Exercise goal: Extract, in full, the lines below, beginning at the first and ending with the line that contains "(0,0) rectangle (1568,-1296);". Pictures do not belong in the copy.

Given information:
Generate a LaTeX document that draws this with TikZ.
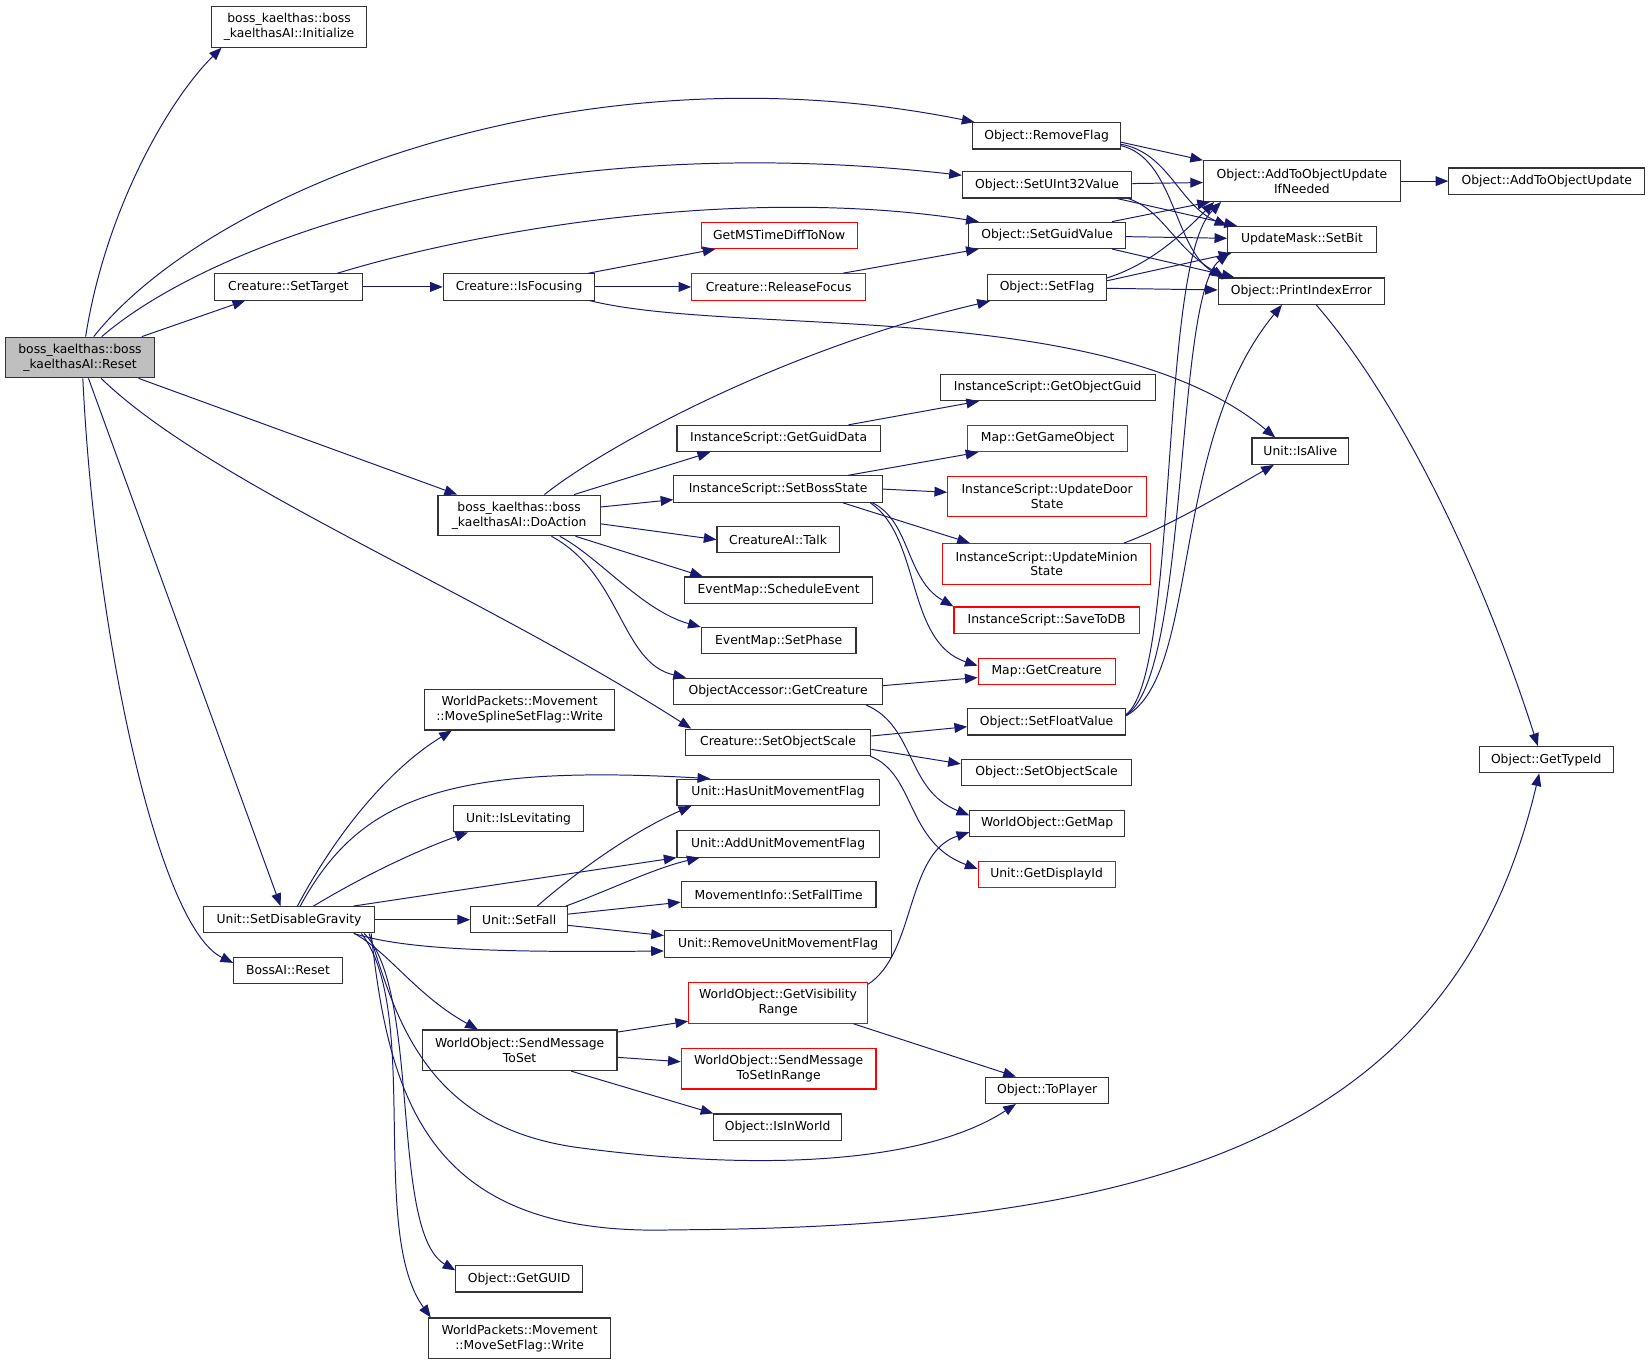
\documentclass[tikz,border=0pt]{standalone}
\usepackage{fontspec}
\setmainfont{DejaVu Sans}
\usepackage{tikz}
\usetikzlibrary{arrows.meta,positioning}
\definecolor{edgeblue}{RGB}{25,25,112}
\definecolor{rootgray}{RGB}{191,191,191}

\begin{document}
\begin{tikzpicture}[
    x=0.75pt, y=0.75pt,
    >={Triangle[length=9pt,width=7pt]},
    font=\fontsize{8.8}{10.6}\selectfont,
    func/.style={
		rectangle,
		draw=black!80,
		line width=0.8pt,
		fill=white,
		text centered,
		align=center,
		inner xsep=1pt,
		inner ysep=0pt,
		minimum height=18.75pt
	},
	ext/.style={func, draw=red},
	root/.style={func, fill=rootgray},
	tall/.style={minimum height=28.9pt},
	wd/.style={minimum width=#1*0.75pt},
	call/.style={draw=edgeblue, line width=0.7pt, ->}
  ]
  \useasboundingbox (0,0) rectangle (1568,-1296);

    % We start by placing the blocks
  \node [root, tall, wd=142] (reset) at (76,-339.5) {boss\_kaelthas::boss\\\_kaelthasAI::Reset};
  \node [func, tall, wd=147] (initialize) at (274.5,-25.5) {boss\_kaelthas::boss\\\_kaelthasAI::Initialize};
  \node [func, wd=140] (settarget) at (274,-272.5) {Creature::SetTarget};
  \node [func, wd=163] (disgravity) at (274.5,-873.5) {Unit::SetDisableGravity};
  \node [func, wd=103] (bossreset) at (273.5,-921.5) {BossAI::Reset};

  % second column
  \node [func, wd=144] (isfocusing) at (493,-272.5) {Creature::IsFocusing};
  \node [func, tall, wd=154] (doaction) at (493,-489.5) {boss\_kaelthas::boss\\\_kaelthasAI::DoAction};
  \node [func, tall, wd=181] (splinewrite) at (493.5,-674) {WorldPackets::Movement\\::MoveSplineSetFlag::Write};
  \node [func, wd=123] (islevitating) at (492.5,-777.5) {Unit::IsLevitating};
  \node [func, wd=92] (setfall) at (493,-873.5) {Unit::SetFall};
  \node [func, tall, wd=185] (sendset) at (493.5,-997.5) {WorldObject::SendMessage\\ToSet};
  \node [func, wd=120] (getguid) at (493,-1214.5) {Object::GetGUID};
  \node [func, tall, wd=173] (setflagwrite) at (493.5,-1271) {WorldPackets::Movement\\::MoveSetFlag::Write};

  % third column
  \node [ext, wd=148] (msdiff) at (740,-223.5) {GetMSTimeDiffToNow};
  \node [ext, wd=165] (releasefocus) at (739.5,-272.5) {Creature::ReleaseFocus};
  \node [func, wd=193] (getguiddata) at (739.5,-416.5) {InstanceScript::GetGuidData};
  \node [func, wd=198] (setbossstate) at (739,-464.5) {InstanceScript::SetBossState};
  \node [func, wd=116] (talk) at (739,-512.5) {CreatureAI::Talk};
  \node [func, wd=179] (schedule) at (739.5,-560.5) {EventMap::ScheduleEvent};
  \node [func, wd=147] (setphase) at (739.5,-608.5) {EventMap::SetPhase};
  \node [func, wd=198] (oagetcreature) at (739,-656.5) {ObjectAccessor::GetCreature};
  \node [func, wd=176] (crscale) at (739,-705) {Creature::SetObjectScale};
  \node [func, wd=192] (hasflag) at (739,-752.5) {Unit::HasUnitMovementFlag};
  \node [func, wd=192] (addflag) at (739,-801.5) {Unit::AddUnitMovementFlag};
  \node [func, wd=185] (falltime) at (739.5,-849.5) {MovementInfo::SetFallTime};
  \node [func, wd=216] (removemflag) at (739,-896.5) {Unit::RemoveUnitMovementFlag};
  \node [ext, tall, wd=170] (visrange) at (739,-952.5) {WorldObject::GetVisibility\\Range};
  \node [ext, tall, wd=185] (sendrange) at (739.5,-1015) {WorldObject::SendMessage\\ToSetInRange};
  \node [func, wd=121] (isinworld) at (738.5,-1070.5) {Object::IsInWorld};

  % fourth column
  \node [func, wd=140] (removeflag) at (994,-129) {Object::RemoveFlag};
  \node [func, wd=161] (setuint) at (994.5,-175.5) {Object::SetUInt32Value};
  \node [func, wd=149] (setguid) at (994.5,-223.5) {Object::SetGuidValue};
  \node [func, wd=113] (setflag) at (994.5,-273) {Object::SetFlag};
  \node [func, wd=204] (getobjguid) at (995,-368) {InstanceScript::GetObjectGuid};
  \node [ext, wd=152] (getgameobject) at (995,-416.5) {Map::GetGameObject};
  \node [ext, tall, wd=189] (updatedoor) at (994.5,-471.5) {InstanceScript::UpdateDoor\\State};
  \node [ext, tall, wd=198] (updateminion) at (994,-535.5) {InstanceScript::UpdateMinion\\State};
  \node [ext, wd=176] (savetodb) at (994,-589) {InstanceScript::SaveToDB};
  \node [ext, wd=130] (mapcreature) at (994,-637.5) {Map::GetCreature};
  \node [func, wd=150] (setfloat) at (994,-685.5) {Object::SetFloatValue};
  \node [func, wd=162] (objscale) at (994,-733.5) {Object::SetObjectScale};
  \node [func, wd=147] (getmap) at (994.5,-782) {WorldObject::GetMap};
  \node [ext, wd=130] (displayid) at (994,-830.5) {Unit::GetDisplayId};
  \node [func, wd=117] (toplayer) at (994.5,-1035.5) {Object::ToPlayer};

  % right columns
  \node [func, tall, wd=187] (addupdate) at (1236.5,-172) {Object::AddToObjectUpdate\\IfNeeded};
  \node [func, wd=141] (setbit) at (1236.5,-227.5) {UpdateMask::SetBit};
  \node [func, wd=158] (printerror) at (1236,-276.5) {Object::PrintIndexError};
  \node [func, wd=92] (isalive) at (1235,-428.5) {Unit::IsAlive};
  \node [func, wd=186] (addobject) at (1469,-172) {Object::AddToObjectUpdate};
  \node [func, wd=127] (typeid) at (1468.5,-721.5) {Object::GetTypeId};

  % calls of the root
  \draw [call] ([xshift=4pt]reset.north) .. controls (100,-200) and (160,-95) .. ([xshift=7.5pt]initialize.south west);
  \draw [call] ([xshift=9.75pt]reset.north) .. controls (200,-180) and (550,-40) .. ([xshift=1.5pt]removeflag.north west);
  \draw [call] ([xshift=15.5pt]reset.north) .. controls (200,-230) and (500,-120) .. ([yshift=-3pt]setuint.north west);
  \draw [call] ([xshift=44pt]reset.north) -- ([xshift=22pt]settarget.south west);
  \draw [call] ([xshift=-12pt]reset.south east) -- ([xshift=14pt]doaction.north west);
  \draw [call] ([xshift=15pt]reset.south) .. controls (200,-460) and (450,-560) .. ([xshift=4.5pt]crscale.north west);
  \draw [call] ([xshift=6pt]reset.south) -- ([xshift=55.5pt]disgravity.north west);
  \draw [call] ([xshift=2pt]reset.south) .. controls (90,-600) and (150,-880) .. ([yshift=-4.5pt]bossreset.north west);

  % target and focus
  \draw [call] ([xshift=-18pt]settarget.north east) .. controls (450,-220) and (700,-175) .. ([xshift=7.5pt]setguid.north west);
  \draw [call] (settarget) -- (isfocusing);
  \draw [call] ([xshift=-5pt]isfocusing.north east) -- ([xshift=10.5pt]msdiff.south west);
  \draw [call] (isfocusing) -- (releasefocus);
  \draw [call] ([xshift=-4pt]isfocusing.south east) .. controls (700,-320) and (1050,-282) .. ([xshift=17pt]isalive.north west);
  \draw [call] ([xshift=-16.5pt]releasefocus.north east) -- ([xshift=7.5pt]setguid.south west);

  % object setters
  \draw [call] ([yshift=-4.5pt]removeflag.east) -- (addupdate.north west);
  \draw [call] ([yshift=-6pt]removeflag.east) .. controls (1110,-145) and (1120,-195) .. (setbit.north west);
  \draw [call] ([yshift=-7pt]removeflag.east) .. controls (1115,-150) and (1115,-235) .. ([xshift=3pt]printerror.north west);
  \draw [call] (setuint) -- (addupdate);
  \draw [call] ([xshift=-11pt]setuint.south east) -- ([xshift=7pt]setbit.north west);
  \draw [call] ([xshift=-3pt]setuint.south east) .. controls (1105,-200) and (1115,-235) .. ([xshift=5pt]printerror.north west);
  \draw [call] ([xshift=-10pt]setguid.north east) -- ([xshift=5pt]addupdate.south west);
  \draw [call] (setguid) -- (setbit);
  \draw [call] ([xshift=-10pt]setguid.south east) -- ([xshift=12pt]printerror.north west);
  \draw [call] ([yshift=-3pt]setflag.north east) .. controls (1095,-250) and (1125,-220) .. ([xshift=8pt]addupdate.south west);
  \draw [call] ([yshift=-5pt]setflag.north east) -- ([xshift=3pt]setbit.south west);
  \draw [call] (setflag) -- (printerror);
  \draw [call] ([yshift=-4.5pt]setfloat.north east) .. controls (1120,-640) and (1100,-250) .. ([xshift=13pt]addupdate.south west);
  \draw [call] ([yshift=-5pt]setfloat.north east) .. controls (1130,-640) and (1115,-280) .. ([xshift=1.5pt]setbit.south west);
  \draw [call] ([yshift=-5.5pt]setfloat.north east) .. controls (1140,-640) and (1110,-420) .. ([xshift=45.75pt]printerror.south west);
  \draw [call] (addupdate) -- (addobject);
  \draw [call] ([xshift=10.5pt]printerror.south) .. controls (1320,-370) and (1400,-520) .. ([xshift=-6pt]typeid.north);

  % DoAction
  \draw [call] ([xshift=18pt]doaction.north) .. controls (580,-420) and (750,-330) .. ([xshift=2pt]setflag.south west);
  \draw [call] ([xshift=-19pt]doaction.north east) -- ([xshift=24pt]getguiddata.south west);
  \draw [call] ([yshift=6pt]doaction.east) -- ([yshift=-7.5pt]setbossstate.west);
  \draw [call] ([yshift=-6pt]doaction.east) -- (talk.west);
  \draw [call] ([xshift=-18pt]doaction.south east) -- ([xshift=13.5pt]schedule.north west);
  \draw [call] ([xshift=29pt]doaction.south) .. controls (570,-530) and (610,-580) .. (setphase.north west);
  \draw [call] ([xshift=23pt]doaction.south) .. controls (590,-545) and (590,-630) .. ([xshift=9pt]oagetcreature.north west);
  \draw [call] ([xshift=-23pt]getguiddata.north east) -- ([xshift=28pt]getobjguid.south west);

  % boss state
  \draw [call] ([xshift=-25pt]setbossstate.north east) -- ([xshift=8pt]getgameobject.south west);
  \draw [call] (setbossstate.east) -- ([yshift=3pt]updatedoor.west);
  \draw [call] ([xshift=-28.5pt]setbossstate.south east) -- ([xshift=20pt]updateminion.north west);
  \draw [call] ([xshift=-7.5pt]setbossstate.south east) .. controls (865,-495) and (860,-550) .. (savetodb.north west);
  \draw [call] ([xshift=-9pt]setbossstate.south east) .. controls (875,-510) and (860,-610) .. ([yshift=4pt]mapcreature.west);
  \draw [call] ([xshift=-19.5pt]updateminion.north east) .. controls (1110,-500) and (1160,-470) .. ([xshift=16pt]isalive.south west);
  \draw [call] ([yshift=4pt]oagetcreature.east) -- ([yshift=-4.5pt]mapcreature.west);
  \draw [call] ([xshift=-12pt]oagetcreature.south east) .. controls (870,-690) and (860,-750) .. ([yshift=-4pt]getmap.north west);

  % object scale
  \draw [call] ([yshift=4.5pt]crscale.east) -- ([yshift=-3.5pt]setfloat.west);
  \draw [call] ([yshift=-5pt]crscale.east) -- ([yshift=6pt]objscale.west);
  \draw [call] ([xshift=-1pt]crscale.south east) .. controls (870,-735) and (860,-800) .. ([yshift=4pt]displayid.west);

  % gravity
  \draw [call] ([xshift=6pt]disgravity.north) .. controls (320,-790) and (370,-730) .. ([xshift=20pt]splinewrite.south west);
  \draw [call] ([xshift=8pt]disgravity.north) .. controls (340,-760) and (420,-725) .. ([xshift=24pt]hasflag.north west);
  \draw [call] ([xshift=17.5pt]disgravity.north) .. controls (340,-835) and (390,-810) .. ([xshift=10.5pt]islevitating.south west);
  \draw [call] ([xshift=-15.5pt]disgravity.north east) -- (addflag.south west);
  \draw [call] (disgravity) -- (setfall);
  \draw [call] ([xshift=-15.5pt]disgravity.south east) .. controls (380,-900) and (450,-905) .. ([yshift=-5pt]removemflag.west);
  \draw [call] ([xshift=-15pt]disgravity.south east) .. controls (370,-905) and (395,-945) .. ([xshift=40pt]sendset.north west);
  \draw [call] ([xshift=-4.5pt]disgravity.south east) .. controls (375,-960) and (400,-1070) .. (550,-1090)
        .. controls (700,-1110) and (870,-1110) .. ([xshift=22pt]toplayer.south west);
  \draw [call] ([xshift=-3pt]disgravity.south east) .. controls (370,-1050) and (410,-1175) .. (640,-1168)
        .. controls (1100,-1166) and (1380,-1080) .. ([xshift=-5pt]typeid.south);
  \draw [call] ([xshift=-8pt]disgravity.south east) .. controls (400,-940) and (370,-1170) .. ([yshift=6pt]getguid.west);
  \draw [call] ([xshift=-10pt]disgravity.south east) .. controls (400,-960) and (350,-1170) .. ([xshift=2pt]setflagwrite.north west);

  % fall
  \draw [call] ([xshift=13pt]setfall.north) .. controls (545,-830) and (600,-790) .. ([xshift=10.5pt]hasflag.south west);
  \draw [call] ([xshift=-1.5pt]setfall.north east) .. controls (580,-845) and (620,-825) .. ([xshift=16.5pt]addflag.south west);
  \draw [call] ([yshift=4pt]setfall.east) -- ([yshift=-5.5pt]falltime.west);
  \draw [call] ([yshift=-4pt]setfall.east) -- ([yshift=6pt]removemflag.west);

  % messages
  \draw [call] ([yshift=13pt]sendset.east) -- ([yshift=-13pt]visrange.west);
  \draw [call] ([yshift=-5pt]sendset.east) -- ([yshift=5pt]sendrange.west);
  \draw [call] ([xshift=-33pt]sendset.south east) -- (isinworld.north west);
  \draw [call] ([yshift=-1.5pt]visrange.north east) .. controls (870,-905) and (860,-810) .. ([yshift=3.5pt]getmap.south west);
  \draw [call] ([xshift=-10.5pt]visrange.south east) -- ([xshift=22pt]toplayer.north west);

\end{tikzpicture}
\end{document}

Right answer:
Generate a LaTeX document that draws this with TikZ.
\documentclass[tikz,border=0pt]{standalone}
\usepackage{fontspec}
\setmainfont{DejaVu Sans}
\usepackage{tikz}
\usetikzlibrary{arrows.meta,positioning}
\definecolor{edgeblue}{RGB}{25,25,112}
\definecolor{rootgray}{RGB}{191,191,191}

\begin{document}
\begin{tikzpicture}[
    x=0.75pt, y=0.75pt,
    >={Triangle[length=9pt,width=7pt]},
    font=\fontsize{8.8}{10.6}\selectfont,
    func/.style={
		rectangle,
		draw=black!80,
		line width=0.8pt,
		fill=white,
		text centered,
		align=center,
		inner xsep=1pt,
		inner ysep=0pt,
		minimum height=18.75pt
	},
	ext/.style={func, draw=red},
	root/.style={func, fill=rootgray},
	tall/.style={minimum height=28.9pt},
	wd/.style={minimum width=#1*0.75pt},
	call/.style={draw=edgeblue, line width=0.7pt, ->}
  ]
  \useasboundingbox (0,0) rectangle (1568,-1296);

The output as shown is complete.